PARIS — Voters from the SAD 17 eight district towns will be asked to approve a $39.9 million warrant when the annual budget meeting/hearing gets underway Thursday, June 7 at the Oxford Hills Comprehensive High School.

The meeting will begin at 7 p.m. in the OHCHS Forum.

The SAD Board of Directors approved the proposed Fiscal 2019 budget unanimously at its May 7 meeting. The budget is a 0.57 percent, or $228,929 decrease over the Fiscal 2018 budget. It includes the proposed $3,653,444 budget to support the Career and Technical Region budget.

The budget meeting is an opportunity for voters in all eight district towns to vote on a 19-article warrant that will set the new budget. It is the only opportunity for voters to act on specific line items requests and makes amendments if desired. Once approved, the approved overall budget number must then be reaffirmed by voters at the polls on June 12 as a yes or no referendum question.

The SAD 17 Budget Committee, chaired by Robert Jewell, SAD 17 representative’s from Paris, is requesting that voters support the proposed budget.

In his budget letter to voters, Superintendent Rick Colpitts said the state Legislature impacted the Fiscal 2019 budget in some “significant” ways this year including opting for a new funding formula for Career and Technical Education that he believes will likely reduce funding for programs. The technical school currently serves more than 400 students in the district’s technical school program.

Additionally, he said, state support of central office costs have been reduced, forcing the taxpayers to pick up the cost of state mandated services. But upfront funding for expanded or new prekindergarten classrooms has been made available and special education funding has been increased, he said.
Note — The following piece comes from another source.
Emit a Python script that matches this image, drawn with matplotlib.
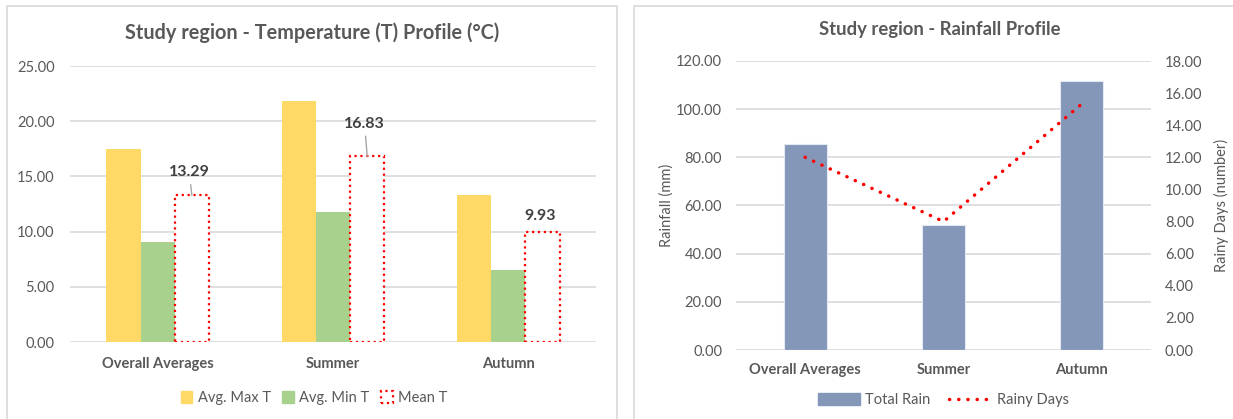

The proposed budget provides a downward shift in assessments for taxpayers in the district’s eight towns.

The 2.98 percent average assessment, budget to budget, includes the district’s EPS (Essential Programs and Services) share, bonds, adult education services. The assessments are based on the mill rate for each town that is set by the state.

Under the proposed budget assessments would vary town to town. Oxford, for example, will see a 4.04 percent or $156,072 assessment; Paris, a 2.45 percent or $75,284.56; and Norway, a 2.49 percent increase or $96,503.97.

Overall the district pays $6,210 per student for their education. A total of 87 percent of the school systems in Maine spend more per student than SAD 17. According to Fiscal 2017 state figures, SAD 17 ranked 216 out of 248 school systems in cost per students.

Colpitts said the proposed budget addresses many academic and program needs and yet the budget still ranks 17 out of 18 schools with budget that exceed$20 million. But, he said, 68 percent of it goes toward supporting classroom instruction. Colpitts said that state average is 61 percent.